- _Aim of the exercise_:
Output the first line of the listing and each line after it, up to and including the line that contains "const yTickLabels = ['-0.5', '-0.25', '0.0', '0.25', '0.5'];", exactly as written, minus the pictures.

=== Data ===

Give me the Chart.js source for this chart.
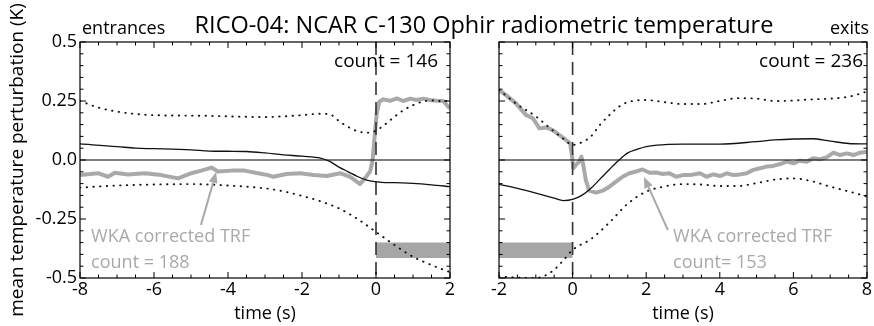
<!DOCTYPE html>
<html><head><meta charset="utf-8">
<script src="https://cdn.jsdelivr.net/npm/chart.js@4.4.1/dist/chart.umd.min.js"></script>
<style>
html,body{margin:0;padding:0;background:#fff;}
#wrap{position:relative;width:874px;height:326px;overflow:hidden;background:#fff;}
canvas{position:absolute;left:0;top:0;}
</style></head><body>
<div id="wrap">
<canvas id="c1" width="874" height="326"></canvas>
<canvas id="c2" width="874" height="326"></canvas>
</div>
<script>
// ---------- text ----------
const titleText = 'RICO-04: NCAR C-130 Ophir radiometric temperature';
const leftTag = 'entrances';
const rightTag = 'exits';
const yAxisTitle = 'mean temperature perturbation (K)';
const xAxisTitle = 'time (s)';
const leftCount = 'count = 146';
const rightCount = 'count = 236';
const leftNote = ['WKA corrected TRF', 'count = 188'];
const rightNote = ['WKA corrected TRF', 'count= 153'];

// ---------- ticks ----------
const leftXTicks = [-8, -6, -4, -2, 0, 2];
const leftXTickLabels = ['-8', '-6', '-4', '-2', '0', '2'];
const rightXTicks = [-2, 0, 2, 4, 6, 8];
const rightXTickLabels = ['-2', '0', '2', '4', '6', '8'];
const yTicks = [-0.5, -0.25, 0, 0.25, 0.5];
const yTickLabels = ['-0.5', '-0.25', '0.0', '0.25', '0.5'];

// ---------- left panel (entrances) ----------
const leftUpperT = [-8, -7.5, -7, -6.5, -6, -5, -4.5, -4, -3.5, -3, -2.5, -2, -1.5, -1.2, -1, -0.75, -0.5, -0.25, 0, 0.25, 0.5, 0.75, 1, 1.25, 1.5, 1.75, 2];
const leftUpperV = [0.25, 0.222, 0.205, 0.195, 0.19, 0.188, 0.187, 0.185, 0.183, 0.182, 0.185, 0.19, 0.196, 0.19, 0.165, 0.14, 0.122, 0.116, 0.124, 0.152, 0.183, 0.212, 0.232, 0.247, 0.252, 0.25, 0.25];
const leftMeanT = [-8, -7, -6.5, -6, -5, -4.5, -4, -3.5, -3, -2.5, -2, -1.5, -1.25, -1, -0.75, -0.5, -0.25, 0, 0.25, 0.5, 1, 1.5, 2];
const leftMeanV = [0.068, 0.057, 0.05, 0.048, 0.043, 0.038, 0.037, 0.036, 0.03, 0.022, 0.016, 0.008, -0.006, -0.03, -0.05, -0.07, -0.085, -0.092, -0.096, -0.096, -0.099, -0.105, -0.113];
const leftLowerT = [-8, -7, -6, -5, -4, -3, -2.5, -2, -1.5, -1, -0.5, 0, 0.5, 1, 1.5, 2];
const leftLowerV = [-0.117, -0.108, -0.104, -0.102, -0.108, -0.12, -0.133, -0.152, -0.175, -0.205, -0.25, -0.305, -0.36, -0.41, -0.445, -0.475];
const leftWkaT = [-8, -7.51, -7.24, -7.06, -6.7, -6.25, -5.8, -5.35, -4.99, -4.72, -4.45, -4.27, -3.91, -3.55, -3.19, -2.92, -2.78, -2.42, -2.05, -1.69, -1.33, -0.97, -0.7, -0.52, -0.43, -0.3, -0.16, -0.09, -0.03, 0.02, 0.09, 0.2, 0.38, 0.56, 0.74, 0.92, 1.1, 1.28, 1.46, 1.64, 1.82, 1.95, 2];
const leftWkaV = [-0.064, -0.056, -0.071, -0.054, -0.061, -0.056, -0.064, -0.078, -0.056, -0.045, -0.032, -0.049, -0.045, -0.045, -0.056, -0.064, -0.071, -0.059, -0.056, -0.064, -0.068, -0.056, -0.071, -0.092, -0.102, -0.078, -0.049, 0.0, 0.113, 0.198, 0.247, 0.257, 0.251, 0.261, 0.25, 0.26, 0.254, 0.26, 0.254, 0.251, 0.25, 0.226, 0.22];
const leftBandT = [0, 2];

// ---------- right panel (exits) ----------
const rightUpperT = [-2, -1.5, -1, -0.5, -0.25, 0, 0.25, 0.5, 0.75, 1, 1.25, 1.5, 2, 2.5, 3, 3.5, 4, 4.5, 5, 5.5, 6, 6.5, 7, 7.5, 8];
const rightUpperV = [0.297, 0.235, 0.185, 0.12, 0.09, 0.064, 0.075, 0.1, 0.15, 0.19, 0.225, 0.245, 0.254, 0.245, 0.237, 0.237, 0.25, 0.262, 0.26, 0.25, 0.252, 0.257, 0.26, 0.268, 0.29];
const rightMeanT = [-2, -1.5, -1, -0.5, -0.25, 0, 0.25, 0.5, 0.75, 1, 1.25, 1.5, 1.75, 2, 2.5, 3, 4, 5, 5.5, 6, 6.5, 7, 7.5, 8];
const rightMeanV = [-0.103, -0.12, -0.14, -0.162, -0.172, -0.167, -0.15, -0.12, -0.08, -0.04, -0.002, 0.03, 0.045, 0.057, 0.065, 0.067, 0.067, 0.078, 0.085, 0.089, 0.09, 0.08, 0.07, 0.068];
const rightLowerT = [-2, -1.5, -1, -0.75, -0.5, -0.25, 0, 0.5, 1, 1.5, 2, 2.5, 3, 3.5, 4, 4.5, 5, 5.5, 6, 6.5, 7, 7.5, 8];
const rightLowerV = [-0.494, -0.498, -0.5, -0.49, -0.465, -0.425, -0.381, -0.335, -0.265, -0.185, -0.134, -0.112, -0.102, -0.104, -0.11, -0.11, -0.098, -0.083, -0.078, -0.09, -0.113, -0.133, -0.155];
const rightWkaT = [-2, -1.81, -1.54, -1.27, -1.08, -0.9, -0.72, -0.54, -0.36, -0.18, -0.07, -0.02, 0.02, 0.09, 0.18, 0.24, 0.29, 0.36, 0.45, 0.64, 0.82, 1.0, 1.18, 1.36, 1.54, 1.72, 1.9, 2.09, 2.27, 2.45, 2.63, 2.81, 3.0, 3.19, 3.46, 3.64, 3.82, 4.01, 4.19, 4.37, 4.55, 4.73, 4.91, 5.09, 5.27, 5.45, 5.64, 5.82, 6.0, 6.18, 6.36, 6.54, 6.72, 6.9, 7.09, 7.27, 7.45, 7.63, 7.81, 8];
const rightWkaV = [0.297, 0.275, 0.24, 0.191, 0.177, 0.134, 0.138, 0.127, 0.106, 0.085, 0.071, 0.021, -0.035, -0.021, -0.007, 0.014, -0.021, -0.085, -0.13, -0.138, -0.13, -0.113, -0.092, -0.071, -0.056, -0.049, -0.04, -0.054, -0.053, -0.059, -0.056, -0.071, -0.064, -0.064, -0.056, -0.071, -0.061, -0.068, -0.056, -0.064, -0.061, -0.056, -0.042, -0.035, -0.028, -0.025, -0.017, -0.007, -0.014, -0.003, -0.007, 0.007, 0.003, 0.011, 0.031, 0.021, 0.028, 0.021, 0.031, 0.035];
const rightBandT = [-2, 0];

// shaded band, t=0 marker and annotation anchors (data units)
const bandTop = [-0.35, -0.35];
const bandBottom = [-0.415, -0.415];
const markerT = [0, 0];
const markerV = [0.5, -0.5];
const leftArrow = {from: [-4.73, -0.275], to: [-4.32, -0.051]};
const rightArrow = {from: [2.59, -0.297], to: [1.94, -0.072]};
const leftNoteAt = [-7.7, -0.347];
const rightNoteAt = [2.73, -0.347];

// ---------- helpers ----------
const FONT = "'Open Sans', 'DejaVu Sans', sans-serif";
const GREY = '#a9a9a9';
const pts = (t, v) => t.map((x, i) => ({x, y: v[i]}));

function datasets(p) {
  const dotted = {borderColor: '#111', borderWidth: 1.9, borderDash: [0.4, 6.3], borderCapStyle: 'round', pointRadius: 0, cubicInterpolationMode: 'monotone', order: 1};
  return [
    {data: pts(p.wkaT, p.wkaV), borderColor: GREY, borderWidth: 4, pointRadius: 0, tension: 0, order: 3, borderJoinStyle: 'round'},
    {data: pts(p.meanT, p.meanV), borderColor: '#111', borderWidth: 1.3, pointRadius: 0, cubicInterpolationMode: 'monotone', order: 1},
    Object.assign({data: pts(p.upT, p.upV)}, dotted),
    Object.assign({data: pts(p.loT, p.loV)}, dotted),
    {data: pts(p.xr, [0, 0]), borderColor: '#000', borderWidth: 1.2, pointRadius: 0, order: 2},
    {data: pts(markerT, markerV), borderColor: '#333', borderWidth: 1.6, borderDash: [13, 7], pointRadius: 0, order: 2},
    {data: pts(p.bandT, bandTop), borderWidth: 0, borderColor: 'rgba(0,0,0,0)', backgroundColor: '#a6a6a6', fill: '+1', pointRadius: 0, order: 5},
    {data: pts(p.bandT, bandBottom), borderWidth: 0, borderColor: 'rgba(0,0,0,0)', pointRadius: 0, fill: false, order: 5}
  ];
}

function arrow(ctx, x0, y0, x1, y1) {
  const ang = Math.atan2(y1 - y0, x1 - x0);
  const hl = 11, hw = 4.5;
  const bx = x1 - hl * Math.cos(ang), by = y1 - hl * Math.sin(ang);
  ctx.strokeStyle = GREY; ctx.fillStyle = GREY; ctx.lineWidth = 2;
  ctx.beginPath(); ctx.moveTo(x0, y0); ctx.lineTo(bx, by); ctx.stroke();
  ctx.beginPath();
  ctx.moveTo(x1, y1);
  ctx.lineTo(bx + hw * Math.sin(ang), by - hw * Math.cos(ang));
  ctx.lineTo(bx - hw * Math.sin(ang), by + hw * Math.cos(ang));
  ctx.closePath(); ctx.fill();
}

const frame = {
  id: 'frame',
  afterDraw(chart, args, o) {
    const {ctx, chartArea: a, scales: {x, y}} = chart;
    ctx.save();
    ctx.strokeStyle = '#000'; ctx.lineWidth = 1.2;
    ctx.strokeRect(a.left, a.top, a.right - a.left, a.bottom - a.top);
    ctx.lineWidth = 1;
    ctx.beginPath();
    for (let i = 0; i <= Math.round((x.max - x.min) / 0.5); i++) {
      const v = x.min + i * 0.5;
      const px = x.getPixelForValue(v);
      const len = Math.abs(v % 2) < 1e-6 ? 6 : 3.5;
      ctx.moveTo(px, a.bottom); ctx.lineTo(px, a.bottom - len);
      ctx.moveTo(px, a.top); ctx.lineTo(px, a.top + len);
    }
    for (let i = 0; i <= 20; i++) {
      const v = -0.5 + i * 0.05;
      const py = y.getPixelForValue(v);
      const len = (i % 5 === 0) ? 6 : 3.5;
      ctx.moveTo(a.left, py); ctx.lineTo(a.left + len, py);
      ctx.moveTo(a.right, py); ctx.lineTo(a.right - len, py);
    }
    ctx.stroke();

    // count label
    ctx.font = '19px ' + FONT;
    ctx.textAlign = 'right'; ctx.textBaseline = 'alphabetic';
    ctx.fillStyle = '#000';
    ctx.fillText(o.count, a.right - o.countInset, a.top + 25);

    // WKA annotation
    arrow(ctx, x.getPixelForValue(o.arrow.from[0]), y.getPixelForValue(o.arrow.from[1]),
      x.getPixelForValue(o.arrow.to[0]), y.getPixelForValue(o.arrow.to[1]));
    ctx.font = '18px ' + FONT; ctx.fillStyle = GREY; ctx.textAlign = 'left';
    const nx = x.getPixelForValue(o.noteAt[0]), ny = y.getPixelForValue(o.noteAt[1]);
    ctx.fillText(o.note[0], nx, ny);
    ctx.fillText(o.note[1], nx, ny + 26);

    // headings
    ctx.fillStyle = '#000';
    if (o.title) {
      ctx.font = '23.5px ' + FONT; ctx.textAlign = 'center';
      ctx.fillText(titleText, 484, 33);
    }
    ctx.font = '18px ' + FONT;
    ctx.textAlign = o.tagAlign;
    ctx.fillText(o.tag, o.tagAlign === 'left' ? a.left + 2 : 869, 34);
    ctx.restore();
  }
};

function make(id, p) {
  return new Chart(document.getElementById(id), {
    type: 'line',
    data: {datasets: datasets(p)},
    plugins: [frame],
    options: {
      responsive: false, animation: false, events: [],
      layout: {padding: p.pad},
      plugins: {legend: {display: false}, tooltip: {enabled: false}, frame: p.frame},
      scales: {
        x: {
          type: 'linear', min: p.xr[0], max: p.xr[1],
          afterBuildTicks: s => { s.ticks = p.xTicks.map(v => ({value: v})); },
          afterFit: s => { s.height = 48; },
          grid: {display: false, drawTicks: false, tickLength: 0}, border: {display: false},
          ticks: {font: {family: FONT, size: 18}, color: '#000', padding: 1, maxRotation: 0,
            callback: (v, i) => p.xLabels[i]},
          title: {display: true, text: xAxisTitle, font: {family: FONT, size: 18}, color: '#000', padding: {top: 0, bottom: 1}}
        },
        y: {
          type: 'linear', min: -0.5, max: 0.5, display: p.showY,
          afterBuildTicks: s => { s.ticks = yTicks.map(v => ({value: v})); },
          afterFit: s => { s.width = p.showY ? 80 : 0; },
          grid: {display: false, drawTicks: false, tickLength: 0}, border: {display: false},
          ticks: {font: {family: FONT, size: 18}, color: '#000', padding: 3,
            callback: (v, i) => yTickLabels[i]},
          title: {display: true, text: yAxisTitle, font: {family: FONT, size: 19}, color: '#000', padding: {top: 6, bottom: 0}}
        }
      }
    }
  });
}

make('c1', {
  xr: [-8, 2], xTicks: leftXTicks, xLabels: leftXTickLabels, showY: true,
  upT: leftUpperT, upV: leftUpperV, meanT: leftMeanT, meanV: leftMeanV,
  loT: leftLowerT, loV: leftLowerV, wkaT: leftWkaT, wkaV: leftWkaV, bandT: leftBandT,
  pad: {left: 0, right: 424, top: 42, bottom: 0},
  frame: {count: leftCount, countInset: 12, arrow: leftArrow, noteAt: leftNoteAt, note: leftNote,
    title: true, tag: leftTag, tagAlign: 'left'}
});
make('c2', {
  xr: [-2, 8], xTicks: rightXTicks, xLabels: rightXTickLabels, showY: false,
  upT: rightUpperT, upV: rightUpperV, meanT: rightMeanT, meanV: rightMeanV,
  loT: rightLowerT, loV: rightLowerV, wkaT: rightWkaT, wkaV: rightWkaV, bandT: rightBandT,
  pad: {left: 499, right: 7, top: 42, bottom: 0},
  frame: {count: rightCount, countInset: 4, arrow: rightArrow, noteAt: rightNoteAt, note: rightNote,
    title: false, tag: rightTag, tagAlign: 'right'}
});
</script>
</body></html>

===

- _Exercise output_:
Give me the Chart.js source for this chart.
<!DOCTYPE html>
<html><head><meta charset="utf-8">
<script src="https://cdn.jsdelivr.net/npm/chart.js@4.4.1/dist/chart.umd.min.js"></script>
<style>
html,body{margin:0;padding:0;background:#fff;}
#wrap{position:relative;width:874px;height:326px;overflow:hidden;background:#fff;}
canvas{position:absolute;left:0;top:0;}
</style></head><body>
<div id="wrap">
<canvas id="c1" width="874" height="326"></canvas>
<canvas id="c2" width="874" height="326"></canvas>
</div>
<script>
// ---------- text ----------
const titleText = 'RICO-04: NCAR C-130 Ophir radiometric temperature';
const leftTag = 'entrances';
const rightTag = 'exits';
const yAxisTitle = 'mean temperature perturbation (K)';
const xAxisTitle = 'time (s)';
const leftCount = 'count = 146';
const rightCount = 'count = 236';
const leftNote = ['WKA corrected TRF', 'count = 188'];
const rightNote = ['WKA corrected TRF', 'count= 153'];

// ---------- ticks ----------
const leftXTicks = [-8, -6, -4, -2, 0, 2];
const leftXTickLabels = ['-8', '-6', '-4', '-2', '0', '2'];
const rightXTicks = [-2, 0, 2, 4, 6, 8];
const rightXTickLabels = ['-2', '0', '2', '4', '6', '8'];
const yTicks = [-0.5, -0.25, 0, 0.25, 0.5];
const yTickLabels = ['-0.5', '-0.25', '0.0', '0.25', '0.5'];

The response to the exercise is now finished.